In times of scarce petroleum, automobiles and even buses have been converted to burn wood gas: a gas mixture consisting primarily of diluting atmospheric nitrogen, but also containing combustible gasses (mostly carbon monoxide) released by burning charcoal or wood in a wood gas generator. In 1931, Tang Zhongming developed an automobile powered by charcoal, and these cars were popular in China until the 1950s, and in occupied France during World War II, where they were called gazogènes.
Activated charcoal
Activated charcoal, also known as activated carbon, is a medication used to treat poisonings that occurred by mouth.[1] To be effective it must be used within a short time of the poisoning occurring, typically an hour.[1][2] It does not work for poisonings by cyanide, corrosive agents, iron, lithium, alcohols, or malathion.[2] It may be taken by mouth or given by a nasogastric tube.[3] Other uses include inside hemoperfusion machines.[1]
Common side effects include vomiting, black stools, diarrhea, and constipation.[1] A more serious side effect, pneumonitis, may result if aspirated into the lungs.[1][2] Gastrointestinal obstruction and ileus are less common but serious adverse effects.[1] Use in pregnancy and breastfeeding is generally safe.[3] Activated charcoal works by adsorbing the toxin.[1]

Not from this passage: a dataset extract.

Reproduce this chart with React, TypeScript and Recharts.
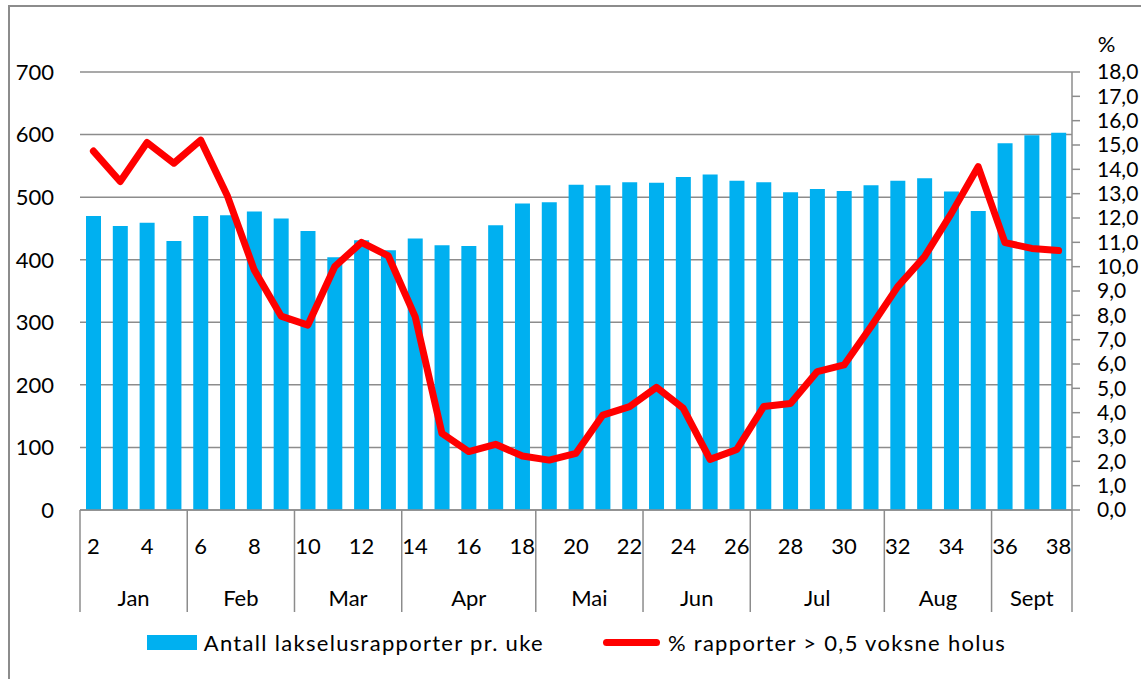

While charcoal has been used since ancient times for poisonings, activated charcoal has been used since the 1900s.[4][5] It is on the World Health Organization’s List of Essential Medicines.[6] Charcoal used & benefit 2045
Medical uses
Poison ingestion
Activated charcoal is used to treat many types of oral poisonings such as phenobarbital and carbamazepine.[7] It is not effective for a number of poisonings including: strong acids or bases, iron, lithium, arsenic, methanol, ethanol or ethylene glycol.[7]

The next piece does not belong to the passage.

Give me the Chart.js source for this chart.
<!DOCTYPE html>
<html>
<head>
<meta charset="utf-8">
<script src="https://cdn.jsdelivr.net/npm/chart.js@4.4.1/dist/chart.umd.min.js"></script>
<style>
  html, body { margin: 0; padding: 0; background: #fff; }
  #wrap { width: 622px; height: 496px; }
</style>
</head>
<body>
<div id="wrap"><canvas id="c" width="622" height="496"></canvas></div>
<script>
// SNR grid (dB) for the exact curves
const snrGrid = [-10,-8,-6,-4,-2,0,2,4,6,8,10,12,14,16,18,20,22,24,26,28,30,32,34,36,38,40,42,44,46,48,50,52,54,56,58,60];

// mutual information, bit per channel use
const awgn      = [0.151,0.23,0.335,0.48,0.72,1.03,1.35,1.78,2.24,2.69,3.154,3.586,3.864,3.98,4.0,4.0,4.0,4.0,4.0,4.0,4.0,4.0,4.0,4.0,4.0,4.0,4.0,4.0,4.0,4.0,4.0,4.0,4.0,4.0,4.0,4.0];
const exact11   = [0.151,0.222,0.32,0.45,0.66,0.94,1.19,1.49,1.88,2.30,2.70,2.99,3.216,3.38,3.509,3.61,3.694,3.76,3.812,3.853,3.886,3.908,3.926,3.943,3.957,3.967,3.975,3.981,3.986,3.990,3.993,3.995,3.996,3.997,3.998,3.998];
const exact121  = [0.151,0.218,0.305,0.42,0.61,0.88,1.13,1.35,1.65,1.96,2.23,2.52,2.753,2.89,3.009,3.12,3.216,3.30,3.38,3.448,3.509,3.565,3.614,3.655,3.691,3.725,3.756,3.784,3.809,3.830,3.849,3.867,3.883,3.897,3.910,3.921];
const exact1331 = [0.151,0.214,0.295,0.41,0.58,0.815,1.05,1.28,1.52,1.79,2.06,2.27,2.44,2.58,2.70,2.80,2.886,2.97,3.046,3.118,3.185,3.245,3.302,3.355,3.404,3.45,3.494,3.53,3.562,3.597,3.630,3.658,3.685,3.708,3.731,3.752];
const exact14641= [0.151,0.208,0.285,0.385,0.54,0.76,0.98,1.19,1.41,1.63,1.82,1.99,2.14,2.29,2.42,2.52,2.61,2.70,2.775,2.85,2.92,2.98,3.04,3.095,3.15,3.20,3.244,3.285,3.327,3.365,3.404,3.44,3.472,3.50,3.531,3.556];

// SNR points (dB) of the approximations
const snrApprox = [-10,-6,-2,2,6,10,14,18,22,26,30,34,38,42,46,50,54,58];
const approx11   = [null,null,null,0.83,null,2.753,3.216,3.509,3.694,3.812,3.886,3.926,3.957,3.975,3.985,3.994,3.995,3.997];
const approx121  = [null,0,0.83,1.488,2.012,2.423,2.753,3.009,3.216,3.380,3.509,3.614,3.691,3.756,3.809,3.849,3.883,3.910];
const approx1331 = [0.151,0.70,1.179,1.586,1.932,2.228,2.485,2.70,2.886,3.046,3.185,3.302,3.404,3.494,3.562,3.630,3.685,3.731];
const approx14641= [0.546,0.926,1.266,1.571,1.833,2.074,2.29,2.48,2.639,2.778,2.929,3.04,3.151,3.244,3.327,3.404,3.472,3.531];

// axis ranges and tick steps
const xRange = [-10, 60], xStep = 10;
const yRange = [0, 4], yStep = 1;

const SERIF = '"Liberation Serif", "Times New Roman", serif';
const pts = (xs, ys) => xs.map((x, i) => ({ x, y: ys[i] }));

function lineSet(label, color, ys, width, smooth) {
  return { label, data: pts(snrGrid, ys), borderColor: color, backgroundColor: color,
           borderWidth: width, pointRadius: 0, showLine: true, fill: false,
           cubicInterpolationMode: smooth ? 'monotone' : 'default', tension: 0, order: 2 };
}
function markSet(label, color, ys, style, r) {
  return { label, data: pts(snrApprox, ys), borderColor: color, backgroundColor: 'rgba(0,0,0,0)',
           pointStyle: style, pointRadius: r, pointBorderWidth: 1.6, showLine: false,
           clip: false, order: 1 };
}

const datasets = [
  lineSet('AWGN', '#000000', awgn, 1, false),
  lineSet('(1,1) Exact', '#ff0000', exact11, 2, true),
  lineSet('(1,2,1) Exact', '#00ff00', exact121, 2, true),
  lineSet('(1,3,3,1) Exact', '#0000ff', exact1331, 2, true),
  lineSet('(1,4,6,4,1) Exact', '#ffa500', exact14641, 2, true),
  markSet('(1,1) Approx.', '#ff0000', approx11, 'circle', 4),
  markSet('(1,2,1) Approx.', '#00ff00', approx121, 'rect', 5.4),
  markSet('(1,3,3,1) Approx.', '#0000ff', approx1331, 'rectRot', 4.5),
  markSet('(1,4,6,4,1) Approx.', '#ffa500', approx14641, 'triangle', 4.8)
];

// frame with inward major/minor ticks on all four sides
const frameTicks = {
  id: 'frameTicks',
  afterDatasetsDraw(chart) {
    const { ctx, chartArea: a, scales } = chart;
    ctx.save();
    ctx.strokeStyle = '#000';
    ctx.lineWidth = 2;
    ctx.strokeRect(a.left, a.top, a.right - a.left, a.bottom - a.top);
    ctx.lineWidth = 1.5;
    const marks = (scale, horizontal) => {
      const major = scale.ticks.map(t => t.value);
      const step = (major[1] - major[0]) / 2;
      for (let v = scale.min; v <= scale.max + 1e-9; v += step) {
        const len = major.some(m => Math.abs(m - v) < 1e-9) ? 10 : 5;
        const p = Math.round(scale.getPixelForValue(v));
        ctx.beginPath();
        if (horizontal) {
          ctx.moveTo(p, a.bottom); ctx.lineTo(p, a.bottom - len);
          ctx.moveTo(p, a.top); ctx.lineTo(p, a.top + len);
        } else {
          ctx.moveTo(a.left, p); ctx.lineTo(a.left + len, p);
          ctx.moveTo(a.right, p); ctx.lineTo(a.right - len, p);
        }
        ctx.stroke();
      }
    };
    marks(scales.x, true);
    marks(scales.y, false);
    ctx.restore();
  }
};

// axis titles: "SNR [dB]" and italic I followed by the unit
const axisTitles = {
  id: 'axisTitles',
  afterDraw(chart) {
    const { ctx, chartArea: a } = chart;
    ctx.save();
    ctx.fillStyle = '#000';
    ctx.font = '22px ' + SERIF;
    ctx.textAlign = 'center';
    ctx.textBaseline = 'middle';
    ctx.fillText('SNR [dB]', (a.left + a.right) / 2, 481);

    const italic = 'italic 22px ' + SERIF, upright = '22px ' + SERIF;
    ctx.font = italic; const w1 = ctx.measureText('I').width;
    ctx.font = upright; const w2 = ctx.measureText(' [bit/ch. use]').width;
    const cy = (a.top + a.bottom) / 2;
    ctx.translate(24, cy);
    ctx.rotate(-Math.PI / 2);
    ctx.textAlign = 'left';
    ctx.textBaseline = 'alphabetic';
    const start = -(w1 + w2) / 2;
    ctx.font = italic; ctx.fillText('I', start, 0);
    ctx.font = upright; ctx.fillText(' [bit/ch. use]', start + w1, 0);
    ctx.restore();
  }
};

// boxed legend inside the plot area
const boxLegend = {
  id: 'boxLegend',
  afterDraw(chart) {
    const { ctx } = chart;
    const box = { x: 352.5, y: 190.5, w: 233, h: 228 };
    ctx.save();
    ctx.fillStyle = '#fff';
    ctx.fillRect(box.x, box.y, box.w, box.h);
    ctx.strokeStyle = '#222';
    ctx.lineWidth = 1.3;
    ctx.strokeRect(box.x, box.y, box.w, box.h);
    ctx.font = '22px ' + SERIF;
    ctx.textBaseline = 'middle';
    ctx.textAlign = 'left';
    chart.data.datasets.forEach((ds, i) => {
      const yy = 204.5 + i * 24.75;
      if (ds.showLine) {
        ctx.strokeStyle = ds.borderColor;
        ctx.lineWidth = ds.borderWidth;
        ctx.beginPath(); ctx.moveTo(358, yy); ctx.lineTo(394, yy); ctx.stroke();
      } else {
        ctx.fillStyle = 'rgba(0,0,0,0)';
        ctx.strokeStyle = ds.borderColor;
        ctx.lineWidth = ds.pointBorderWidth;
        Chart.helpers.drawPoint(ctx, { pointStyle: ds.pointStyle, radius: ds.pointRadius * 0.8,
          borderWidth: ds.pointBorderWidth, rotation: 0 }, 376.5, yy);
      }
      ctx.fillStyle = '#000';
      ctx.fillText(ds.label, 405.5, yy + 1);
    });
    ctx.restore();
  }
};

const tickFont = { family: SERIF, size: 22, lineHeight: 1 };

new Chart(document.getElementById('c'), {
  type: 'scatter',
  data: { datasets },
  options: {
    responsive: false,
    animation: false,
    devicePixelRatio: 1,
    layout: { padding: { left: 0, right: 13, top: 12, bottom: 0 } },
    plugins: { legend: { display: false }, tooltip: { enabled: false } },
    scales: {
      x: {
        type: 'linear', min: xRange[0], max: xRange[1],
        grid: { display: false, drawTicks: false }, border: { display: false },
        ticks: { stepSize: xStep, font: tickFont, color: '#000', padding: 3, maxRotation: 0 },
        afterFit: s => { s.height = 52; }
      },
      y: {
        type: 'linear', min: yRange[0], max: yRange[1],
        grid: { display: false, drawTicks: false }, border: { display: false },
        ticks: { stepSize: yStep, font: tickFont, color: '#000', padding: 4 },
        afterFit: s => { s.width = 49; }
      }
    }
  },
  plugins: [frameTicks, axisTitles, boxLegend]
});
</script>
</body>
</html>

Although activated charcoal is the most commonly used agent for GI decontamination in poisoned patients, medical professionals use discretion when determining whether or not its use is indicated.[7] In a study of acute poisonings from agricultural pesticides and yellow oleander seeds, the administration of activated carbon did not affect survival rate
Gastrointestinal tract-related issues
Charcoal biscuits were sold in England starting in the early 19th century, originally as remedy to flatulence and stomach trouble.[9]
Tablets or capsules of activated carbon are used in many countries as an over-the-counter drug to treat diarrhea, indigestion, and flatulence.[10] There is some evidence of its effectiveness to prevent diarrhea in cancer patients who have received irinotecan.[11] It can interfere with the absorption of some medications, and lead to unreliable readings in medical tests such as the guaiac card test.[12] Activated carbon is also used for bowel preparation by reducing intestinal gas content before abdominal radiography to visualize bile and pancreatic and renal stones.[13] A type of charcoal biscuit has also been marketed as a pet care product.[14]
Dentistry – Removal of amalgam fillings
Dentists who remove amalgam fillings using the Safe Mercury Amalgam Removal Technique (SMART) technique give the patient “a slurry of charcoal, chlorella, or similar adsorbent to rinse and swallow before the procedure (unless the patient declines or there are other contraindications making this clinically inappropriate)”.[15]
Other
Claims that activated charcoal will do things such as whiten teeth, cure alcohol-induced hangovers, and prevent bloating, are not supported by evidence.[16][17] Activated charcoal cleanses also lack evidence and are considered pseudoscience.[18]
Side effects
Incorrect application (e.g. into the lungs) results in pulmonary aspiration which can sometimes be fatal if immediate medical treatment is not initiated.[19] The use of activated carbon is contraindicated when the ingested substance is an acid, an alkali, or a petroleum product.